R0027/2026-03-26/Q001/SRC04/E01

Research R0027 — Multilingual prompt engineering challenges
Run 2026-03-26
Query Q001
Source SRC04
Evidence SRC04-E01
Type Statistical

High-resource languages consistently outperform low-resource; model scaling does not close the gap

URL: https://arxiv.org/html/2502.07346v1

Extract

"High-resource languages such as French and Chinese consistently outperform low-resource languages like Telugu, Swahili, and Bengali." DeepSeek-V3 showed 50%+ accuracy in science reasoning for English/French but dropped below 40% for Telugu.

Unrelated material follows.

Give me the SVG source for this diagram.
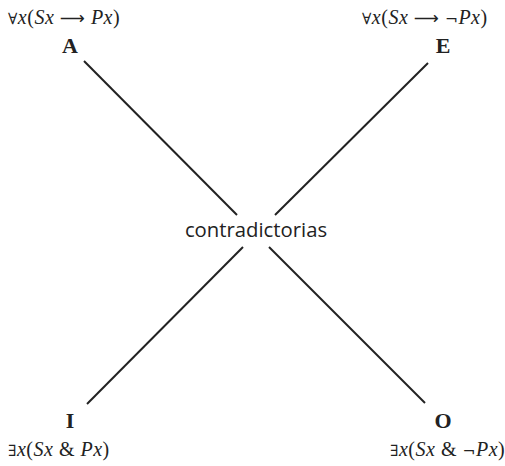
<svg xmlns="http://www.w3.org/2000/svg" width="505" height="466" viewBox="0 0 505 466">
<style>
.f{font-family:"Liberation Serif",serif;font-size:20px;letter-spacing:0.5px;fill:#222}
.i{font-family:"Liberation Serif",serif;font-style:italic}
.s{font-family:"DejaVu Serif",serif;font-size:15.5px}
.a{font-family:"DejaVu Sans",sans-serif;font-size:17.5px}
.l{font-family:"Liberation Serif",serif;font-size:22px;font-weight:bold;fill:#222;text-anchor:middle}
.c{font-family:"Open Sans",sans-serif;font-size:20.3px;fill:#222;text-anchor:middle}
.ln{stroke:#222;stroke-width:2;fill:none}
</style>
<rect width="505" height="466" fill="#fff"/>
<g id="connectors">
<line class="ln" x1="84" y1="61" x2="237" y2="215"/>
<line class="ln" x1="428" y1="63" x2="275" y2="215"/>
<line class="ln" x1="243" y1="247" x2="87" y2="404"/>
<line class="ln" x1="269" y1="247" x2="425" y2="403"/>
</g>
<g id="A">
<text class="f" x="8" y="24"><tspan class="s">∀</tspan><tspan class="i">x</tspan>(<tspan class="i">Sx</tspan> <tspan class="a">⟶</tspan> <tspan class="i">Px</tspan>)</text>
<text class="l" x="70" y="53">A</text>
</g>
<g id="E">
<text class="f" x="362" y="24"><tspan class="s">∀</tspan><tspan class="i">x</tspan>(<tspan class="i">Sx</tspan> <tspan class="a">⟶</tspan> <tspan class="s">¬</tspan><tspan class="i">Px</tspan>)</text>
<text class="l" x="443" y="53">E</text>
</g>
<g id="I">
<text class="l" x="70" y="428">I</text>
<text class="f" x="8" y="456"><tspan class="s">∃</tspan><tspan class="i">x</tspan>(<tspan class="i">Sx</tspan> &amp; <tspan class="i">Px</tspan>)</text>
</g>
<g id="O">
<text class="l" x="443" y="428">O</text>
<text class="f" x="390" y="456"><tspan class="s">∃</tspan><tspan class="i">x</tspan>(<tspan class="i">Sx</tspan> &amp; <tspan class="s">¬</tspan><tspan class="i">Px</tspan>)</text>
</g>
<g id="center">
<text class="c" x="256" y="237">contradictorias</text>
</g>
</svg>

Critically, "the proportion of larger models achieving smaller GAPs only slightly exceeds 0.5 for most model families" — meaning model size increases do not reliably reduce the cross-language performance gap.

Relevance to Hypotheses

Hypothesis Relationship Strength
H1 Supports 10+ percentage point gaps confirmed across 17 languages
H2 Contradicts Clear, consistent performance hierarchy documented
H3 Supports Gap magnitude varies by language resource level and task type

Context

The finding that model scaling does not close the gap is significant — it suggests the problem is structural (training data, tokenization) rather than simply a matter of model capacity.